Pioneer—a new nonrotating format featuring cards from Return to Ravnica and forward—is coming to tabletop and Magic Online events very soon!

Why a new format, and why now? And where and when will you be able to play it? Excellent questions, all!

This Thursday, October 24, Aaron Forsythe and Max McCall will be on Weekly MTG on at 2 p.m. PT to answer any and all questions about Pioneer. In the meantime, read on to learn a bit more about the format and the ideas behind it.

The story of Pioneer starts with Modern. Years and years and years ago (in 2011, to be exact), Modern was created as an in-between point for players not yet ready for the deep dive of Legacy but looking for more ways to use their collection once cards rotated out of Standard. It was eighteen years after the first Legacy-legal set was released—that would be Limited Edition (Alpha)—and the gap needed filling.

Fast forward to now, and Modern has become what we wanted it to be—a nonrotating format players enjoy and feel free to explore. Standard, meanwhile, is thriving and being introduced to a new generation of players through Magic: The Gathering Arena.

But there's a gap. A sizeable one. The oldest Modern set came out in 2003—sixteen years ago. And now that Modern's card pool is this large, it no longer serves the needed role of "format where you can use your Standard cards after rotation." For players who started more recently and still want to play with their favorite cards after rotation, Pioneer, like Modern before it, bridges that gap while providing a fun experience for both tabletop and Magic Online. Currently, there are no plans to add it as a format to Magic: The Gathering Arena.

Before we go further down the Pioneer trail, let's make one thing crystal clear: Modern isn't going anywhere. We love Modern, and players do as well. Pioneer isn't a replacement in any sense. It is, instead, a recognition of a diverse, growing, and stratified player base. As we discussed when we launched our updated esports programs, tabletop play is growing, and that growth means we need to provide not just more opportunities to play, but more ways to play. We view Pioneer as additive.

Pioneer Infographic

Pioneer will utilize sets from Return to Ravnica forward. One goal in creating Pioneer was for the format to be large enough to have cross-block synergies to give the format its own unique characteristics. Starting with RTR gives the format that is the most different from Modern, since Modern launched right before RTR. For more on why that set was used as the format's inception point, be sure to tune in to the Weekly MTG stream on October 24.

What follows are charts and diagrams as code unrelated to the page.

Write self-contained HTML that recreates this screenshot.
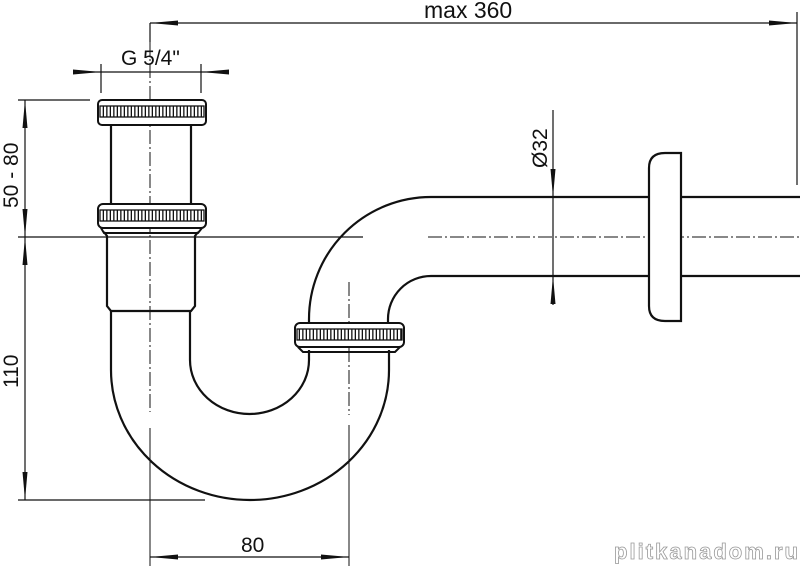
<!DOCTYPE html>
<html><head><style>html,body{margin:0;padding:0;background:#fff}svg{display:block}</style></head>
<body>
<svg width="800" height="566" viewBox="0 0 800 566" xmlns="http://www.w3.org/2000/svg" font-family="Liberation Sans, sans-serif">
<defs>
<pattern id="kn" x="0" y="0" width="3.5" height="10" patternUnits="userSpaceOnUse">
<rect width="3.5" height="10" fill="#fff"/><rect x="1.2" width="1.3" height="10" fill="#111"/>
</pattern>
<marker id="b" viewBox="0 0 28 8" refX="28" refY="4" markerWidth="28" markerHeight="8" orient="auto-start-reverse" markerUnits="userSpaceOnUse"><path d="M0,1.5 L28,4 L0,6.5 z" fill="#111"/></marker>
</defs>
<g stroke="#111" fill="none" stroke-width="1.2">
<line x1="150" y1="23" x2="797" y2="23" marker-start="url(#b)" marker-end="url(#b)"/>
<line x1="150" y1="23" x2="150" y2="42"/>
<line x1="797" y1="12" x2="797" y2="185"/>
<line x1="74" y1="72" x2="101" y2="72" marker-end="url(#b)"/>
<line x1="228" y1="72" x2="201" y2="72" marker-end="url(#b)"/>
<line x1="101" y1="72" x2="201" y2="72"/>
<line x1="101" y1="64" x2="101" y2="93"/>
<line x1="201" y1="64" x2="201" y2="93"/>
<line x1="18" y1="100" x2="90" y2="100"/>
<line x1="18" y1="237" x2="363" y2="237"/>
<line x1="18" y1="500" x2="205" y2="500"/>
<line x1="25" y1="100" x2="25" y2="237" marker-start="url(#b)" marker-end="url(#b)"/>
<line x1="25" y1="237" x2="25" y2="500" marker-start="url(#b)" marker-end="url(#b)"/>
<line x1="150" y1="557" x2="349" y2="557" marker-start="url(#b)" marker-end="url(#b)"/>
<line x1="553" y1="110" x2="553" y2="197" marker-end="url(#b)"/>
<line x1="553" y1="305" x2="553" y2="276" marker-end="url(#b)"/>
<line x1="553" y1="197" x2="553" y2="276"/>
<line x1="150" y1="42" x2="150" y2="412" stroke-dasharray="14,3,2,3" stroke-width="1"/>
<line x1="150" y1="428" x2="150" y2="566" stroke-width="1"/>
<line x1="349" y1="282" x2="349" y2="415" stroke-dasharray="14,3,2,3" stroke-width="1"/>
<line x1="349" y1="425" x2="349" y2="566" stroke-width="1"/>
<line x1="428" y1="237" x2="800" y2="237" stroke-dasharray="14,3,2,3" stroke-width="1"/>
</g>
<g stroke="#111" fill="none" stroke-width="2.2">
<line x1="111" y1="125" x2="111" y2="205"/>
<line x1="191" y1="125" x2="191" y2="205"/>
<path d="M104,232 L107,236 L107,306 L111,311 L191,311 L195,306 L195,236 L198,232"/>
<path d="M111,311 L111,370 A139,130 0 0 0 389,370 L389,350"/>
<path d="M190,311 L190,360 A59.5,54 0 0 0 309,360 L309,350"/>
<path d="M309,322 L309,319 A122,122 0 0 1 431,197 L800,197"/>
<path d="M388,322 L388,319 A43,43 0 0 1 431,276 L800,276"/>
<path d="M649,168 Q649,153 665,153 L681,153 L681,321 L665,321 Q649,321 649,306 Z" fill="#fff"/>
</g>
<g stroke="#111" stroke-width="2">
<rect x="98" y="100" width="108" height="25" rx="4" fill="#fff"/>
<rect x="100" y="106" width="104" height="11" fill="url(#kn)" stroke-width="1.3"/>
<rect x="98" y="204" width="108" height="24" rx="5" fill="#fff"/>
<rect x="100" y="210" width="104" height="11" fill="url(#kn)" stroke-width="1.3"/>
<path d="M101,228 L104,233 L198,233 L202,228" fill="none"/>
<rect x="295" y="323" width="109" height="24" rx="5" fill="#fff"/>
<rect x="297" y="329" width="105" height="11" fill="url(#kn)" stroke-width="1.3"/>
<path d="M298,347 L303,352 L395,352 L400,347" fill="none"/>
<line x1="309" y1="352" x2="309" y2="360"/><line x1="389" y1="352" x2="389" y2="360"/>
</g>
<g fill="#111" font-size="21">
<text x="424" y="18" font-size="23">max 360</text>
<text x="121" y="65">G 5/4"</text>
<text x="241" y="552">80</text>
<text transform="translate(18,208) rotate(-90)">50 - 80</text>
<text transform="translate(18,388) rotate(-90)">110</text>
<text transform="translate(547,168) rotate(-90)">Ø32</text>
</g>
<text x="614" y="559" font-size="22" font-weight="bold" fill="#fff" stroke="#999" stroke-width="0.8" textLength="184">plitkanadom.ru</text>
</svg>
</body></html>
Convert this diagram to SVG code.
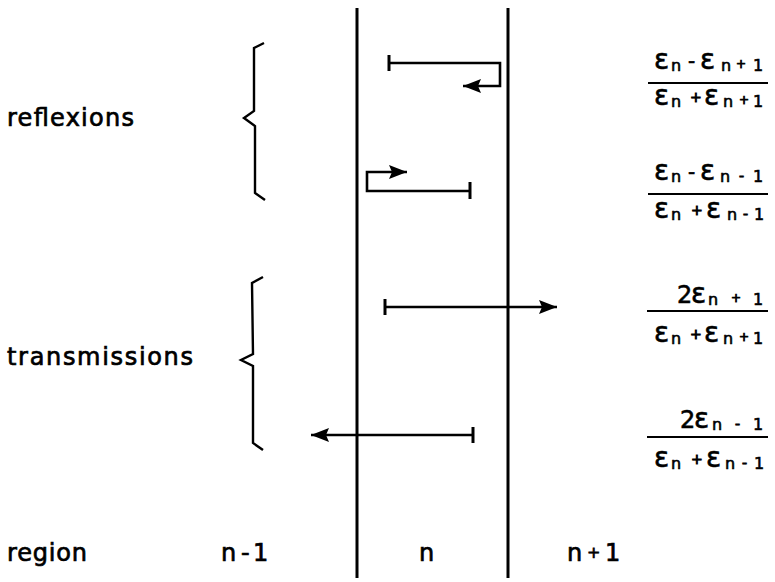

Additionally, the initial banned list will include just five cards—the fetch lands: Bloodstained Mire, Flooded Strand, Polluted Delta, Windswept Heath, and Wooded Foothills.

We'll talk more about the B&R philosophy on Thursday, but the gist of the banning decision is as follows: mana bases with fetch lands and shock lands are very strong and make playing three or four colors too easy. Decks can become more homogenous and the format becomes more defined by how many of the strongest cards players can squeeze into one deck. More constraints on mana bases add diversity to the format and make decks play differently from one another.

The format will be available to build and test on Magic Online starting October 23, with premier and qualifying events starting soon thereafter. On the paper side, the format will be available for high-level play soon! Pioneer will be one of the formats at the first Players Tour Series of 2020 occurring February 1–2 and February 8–9. Additionally, the Players Tour Finals the weekend of April 25, 2020 will also utilize the format. Then, starting March 21, some tabletop qualifying events for Players Tours will start using Pioneer.

In the interim, as this is a new format, we'll be watching it closely at its inception and banning cards on off-cycle dates. We'll be using Magic Online for data gathering and will be willing to ban cards if they are problematic early on. Watch @Wizards_Magic and @MagicOnline, as well as the News section of this very website.

Pioneer will have the following support on Magic Online, beginning on October 23 when the game comes up from downtime:

  • Play Lobby support on the level of Standard or Modern (i.e., super visible), including a League
  • Weekly Format Challenges on Sundays, but no Format Playoffs for 2019
  • PTQs on the following dates:
    • Friday, November 1
    • Friday, November 8
    • Friday, November 15
    • Friday, December 6
    • Saturday, December 7
  • A MOCS Preliminary event will be run Saturday, November 23

The launch of a new format is always an exciting time, and we can't wait to see what players think and what they come up with!